Côté intrigue, Mathieu Gallié bénéficie aussi de la densité de la reconstitution historique des images. Il peut donc se concentrer sur son histoire et ses personnages. Le lecteur n'a pas accès aux pensées de ces derniers, il les regarde évoluer comme de vrais individus. Il n'y a pas d'opposition bien / mal, mais un mystère qui plane autour de madame et monsieur Penduick et de l'incident survenu à l'œil droit d'Algernon Woddcock. Le lecteur peut pleinement prendre le temps de se plonger dans cette reconstitution, de profiter de l'air marin, de regarder les activités liées à la pêche, d'admirer les paysages. Gallié joue avec les attentes du lecteur, ne lui donnant pas immédiatement les éléments surnaturels auxquels il s'attend, mais installant patiemment ses personnages, sa situation, les différents environnements. Le malaise s'insinue petit à petit au gré des écarts par rapport à la normale, sans que le lecteur ne puisse dire quel écart est plus significatif. Gallié entretient avec habilité ces ambiguïtés, jouant avec l'anticipation du lecteur.

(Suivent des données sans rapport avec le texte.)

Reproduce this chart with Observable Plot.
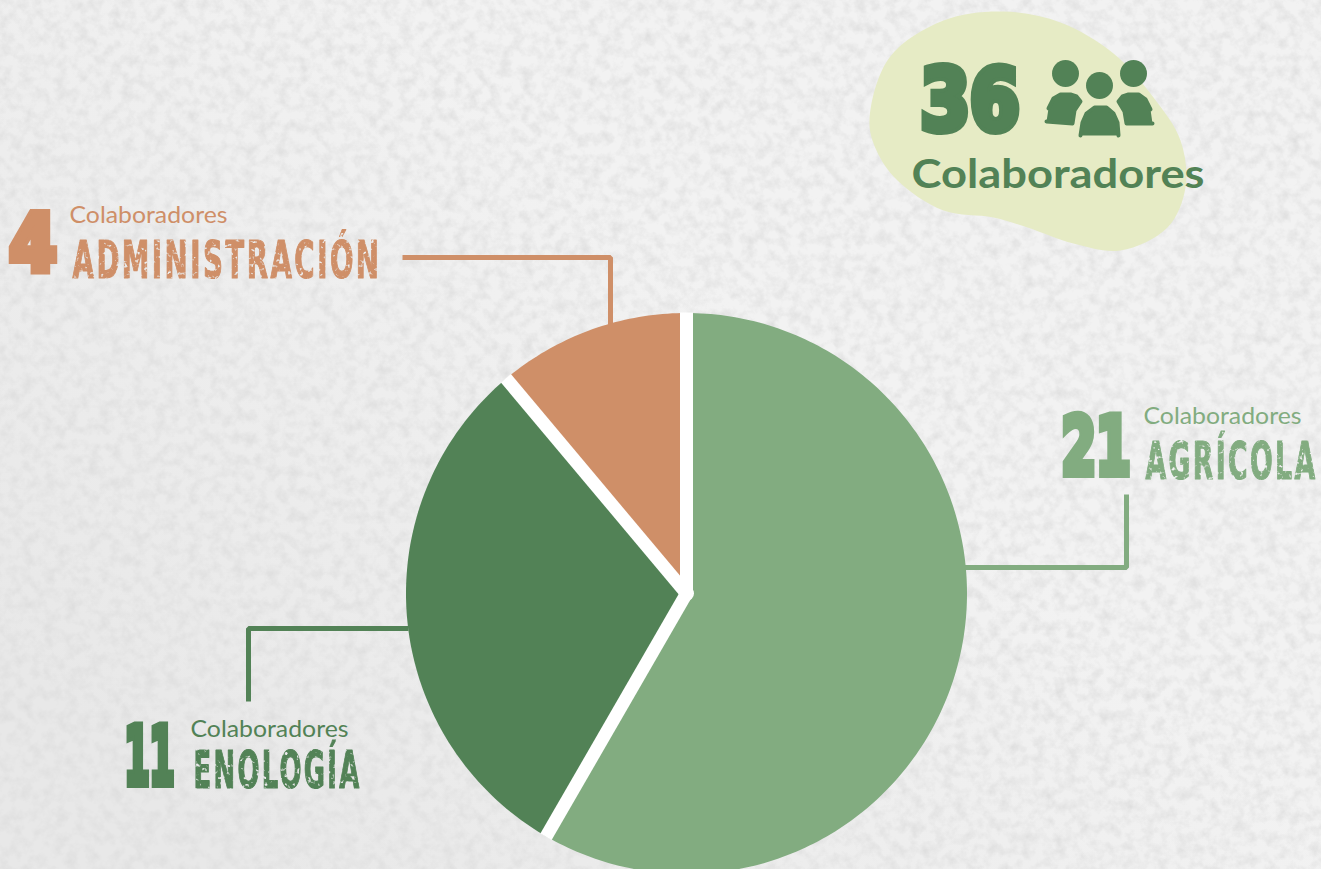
<!DOCTYPE html>
<html lang="es">
<head>
<meta charset="utf-8">
<script src="https://cdn.jsdelivr.net/npm/d3@7"></script>
<script src="https://cdn.jsdelivr.net/npm/@observablehq/plot@0.6"></script>
<style>
html,body{margin:0;padding:0;width:1321px;height:869px;overflow:hidden;background:#eeeeee}
#paper{position:absolute;left:0;top:0;width:1321px;height:869px}
#chart{position:absolute;left:0;top:0}
#chart svg{background:transparent;display:block}
</style>
</head>
<body>
<svg id="paper" xmlns="http://www.w3.org/2000/svg" aria-hidden="true">
  <defs>
    <filter id="mottle" x="0" y="0" width="100%" height="100%" color-interpolation-filters="sRGB">
      <feTurbulence type="fractalNoise" baseFrequency="0.09" numOctaves="5" seed="7"/>
      <feColorMatrix type="matrix" values="0 0 0 0 0.86  0 0 0 0 0.86  0 0 0 0 0.86  1.5 0 0 0 -0.58"/>
    </filter>
    <filter id="worn" x="-2%" y="-2%" width="104%" height="104%" color-interpolation-filters="sRGB">
      <feTurbulence type="fractalNoise" baseFrequency="0.25" numOctaves="3" seed="11" result="n"/>
      <feColorMatrix in="n" type="matrix" values="0 0 0 0 1  0 0 0 0 1  0 0 0 0 1  -6 0 0 0 4.7" result="m"/>
      <feComposite in="SourceGraphic" in2="m" operator="in"/>
    </filter>
    <linearGradient id="shade" x1="1" y1="0" x2="0" y2="0.75">
      <stop offset="0.45" stop-color="#d9d9d9" stop-opacity="0"/>
      <stop offset="1" stop-color="#d9d9d9" stop-opacity="0.4"/>
    </linearGradient>
  </defs>
  <rect width="1321" height="869" fill="#f2f2f2"/>
  <rect width="1321" height="869" fill="url(#shade)"/>
  <rect width="1321" height="869" filter="url(#mottle)"/>
</svg>
<div id="chart"></div>
<script>
// Data
const categories = ["Agrícola", "Enología", "Administración"];
const values = [21, 11, 4];
const colors = ["#82ac80", "#528256", "#cf8f68"];
const total = "36";
const subtitle = "Colaboradores";

// Annotation layout, in page pixels
const pieCenter = {x: 686, y: 593};
const pieRadius = 280.5;
const gap = 13;
const leaderPaths = [
  {c: "Agrícola", pts: [[962,567],[1126,567],[1126,494]]},
  {c: "Enología", pts: [[408,628],[248,628],[248,701]]},
  {c: "Administración", pts: [[402,257],[610,257],[610,325]]}
];
const numberLabels = [
  {c: "Agrícola", text: "21", x: 1061, y: 473, w: 69, size: 81},
  {c: "Enología", text: "11", x: 124, y: 783, w: 50, size: 80},
  {c: "Administración", text: "4", x: 9, y: 269, w: 47, size: 79}
];
const captionLabels = [
  {c: "Agrícola", x: 1143, y: 423, w: 158},
  {c: "Enología", x: 190, y: 736, w: 158},
  {c: "Administración", x: 69, y: 222, w: 158}
];
const nameLabels = [
  {c: "Agrícola", text: "AGRÍCOLA", x: 1145, y: 478, w: 172},
  {c: "Enología", text: "ENOLOGÍA", x: 193, y: 787, w: 168},
  {c: "Administración", text: "ADMINISTRACIÓN", x: 72, y: 277, w: 309}
];
const blobOutline = [
  [869,120],[889,57],[943,20],[1003,11],[1060,22],[1113,53],[1153,97],[1180,140],
  [1185,187],[1167,227],[1120,250],[1073,243],[1027,227],[993,217],[943,210],[897,180],[876,150]
];
const headDots = [[1065,73],[1099,85],[1133,73]];
const personBodies = [
  {id: "a", pts: [[1046,121],[1072,123],[1074,110],[1080,101],[1076,96],[1070,94],[1060,94],[1053,98],[1048,108]]},
  {id: "b", pts: [[1080,135],[1082,122],[1086,113],[1094,107],[1106,107],[1113,113],[1117,122],[1118,135]]},
  {id: "c", pts: [[1152,123],[1126,123],[1124,111],[1118,101],[1122,96],[1128,94],[1138,94],[1145,99],[1150,109]]}
];

// Pie geometry derived from the values
const arcs = d3.pie().sort(null).value(d => d)(values);
const polar = (a, r = pieRadius) => [pieCenter.x + r * Math.sin(a), pieCenter.y - r * Math.cos(a)];
const sliceRows = arcs.flatMap((s, i) => {
  const n = Math.ceil((s.endAngle - s.startAngle) / (Math.PI / 180));
  const edge = d3.range(n + 1).map(k => polar(s.startAngle + (s.endAngle - s.startAngle) * k / n));
  return [[pieCenter.x, pieCenter.y], ...edge, [pieCenter.x, pieCenter.y]]
    .map(([x, y]) => ({x, y, c: categories[i]}));
});
const gapRows = arcs.map(s => {
  const [x2, y2] = polar(s.startAngle, pieRadius + 0.5);
  return {x1: pieCenter.x, y1: pieCenter.y, x2, y2};
});
const leaderRows = leaderPaths.flatMap(l => l.pts.map(([x, y]) => ({x, y, c: l.c})));
const blobRows = blobOutline.map(([x, y]) => ({x, y}));
const headRows = headDots.map(([x, y]) => ({x, y}));
const bodyRows = personBodies.flatMap(b => b.pts.map(([x, y]) => ({x, y, id: b.id})));

// Fit a text mark to a measured width
const fit = (rows, worn) => (index, scales, vals, dim, ctx, next) => {
  const g = next(index, scales, vals, dim, ctx);
  d3.select(g).selectAll("text").each(function(_, k) {
    this.setAttribute("textLength", rows[index[k]].w);
    this.setAttribute("lengthAdjust", "spacingAndGlyphs");
  });
  if (worn) {
    g.setAttribute("filter", "url(#worn)");
    g.style.letterSpacing = "0.08em";
  }
  return g;
};

const displayFont = "'Liberation Sans Narrow','DejaVu Sans Condensed',sans-serif";
const chart = Plot.plot({
  width: 1321,
  height: 869,
  margin: 0,
  x: {domain: [0, 1321], range: [0, 1321], axis: null},
  y: {domain: [0, 869], range: [0, 869], axis: null},
  color: {domain: categories, range: colors},
  style: {background: "transparent"},
  marks: [
    Plot.line(blobRows, {x: "x", y: "y", curve: "catmull-rom-closed", fill: "#e6ebc5", stroke: "none"}),
    Plot.line(leaderRows, {x: "x", y: "y", z: "c", stroke: "c", strokeWidth: 5, strokeLinejoin: "miter", strokeLinecap: "butt"}),
    Plot.line(sliceRows, {x: "x", y: "y", z: "c", fill: "c", stroke: "none"}),
    Plot.link(gapRows, {x1: "x1", y1: "y1", x2: "x2", y2: "y2", stroke: "#ffffff", strokeWidth: gap, strokeLinecap: "butt"}),
    Plot.dot([pieCenter], {x: "x", y: "y", r: gap / 2 + 1, fill: "#ffffff"}),
    // Headline
    Plot.text([{text: total, x: 920, y: 129, w: 99}], {
      x: "x", y: "y", text: "text", textAnchor: "start", lineAnchor: "bottom",
      fontFamily: displayFont, fontWeight: 700, fontSize: 85,
      fill: "#528256", stroke: "#528256", strokeWidth: 8, strokeLinejoin: "miter",
      render: fit([{w: 99}])
    }),
    Plot.dot(headRows, {x: "x", y: "y", r: 13.5, fill: "#528256"}),
    Plot.line(bodyRows, {x: "x", y: "y", z: "id", fill: "#528256", stroke: "#528256", strokeWidth: 4, strokeLinejoin: "round"}),
    Plot.text([{text: subtitle, x: 911, y: 187, w: 293}], {
      x: "x", y: "y", text: "text", textAnchor: "start", lineAnchor: "bottom",
      fontFamily: "Lato,sans-serif", fontWeight: 700, fontSize: 41, fill: "#528256",
      render: fit([{w: 293}])
    }),
    // Slice labels
    Plot.text(numberLabels, {
      x: "x", y: "y", text: "text", fill: "c", stroke: "c", strokeWidth: 8, strokeLinejoin: "miter", textAnchor: "start", lineAnchor: "bottom",
      fontFamily: displayFont, fontWeight: 700, fontSize: "size",
      render: fit(numberLabels)
    }),
    Plot.text(captionLabels, {
      x: "x", y: "y", text: () => subtitle, fill: "c", textAnchor: "start", lineAnchor: "bottom",
      fontFamily: "Lato,sans-serif", fontWeight: 400, fontSize: 23,
      render: fit(captionLabels)
    }),
    Plot.text(nameLabels, {
      x: "x", y: "y", text: "text", fill: "c", stroke: "c", strokeWidth: 1.2, textAnchor: "start", lineAnchor: "bottom",
      fontFamily: displayFont, fontWeight: 700, fontSize: 51,
      render: fit(nameLabels, true)
    })
  ]
});
document.getElementById("chart").append(chart);
</script>
</body>
</html>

Au vu du titre de la collection le lecteur s'attend à trouver un récit plus ou moins bien ficelé sur la base de manifestations surnaturelles plus ou moins édulcorées. Il découvre une narration à l'ancienne, assez écrite, évoquant les auteurs classiques du dix-neuvième siècle. Au bout de quelques pages, il prend conscience de la qualité d'immersion qu'il ressent. La qualité des illustrations et de la mise en page est patente : le lecteur jouit à plein du plaisir de se plonger dans les différents environnements, de les observer, de les ressentir, grâce à des illustrations belles, soignées et générant des sensations liées à chaque endroit (air marin, froid, chaleur du feu de cheminée, etc.). Les personnages ont pris vie, les lieux existent, il ne s'agit plus d'une fiction de genre, mais d'une reconstitution respectueuse, d'un roman intense et prenant.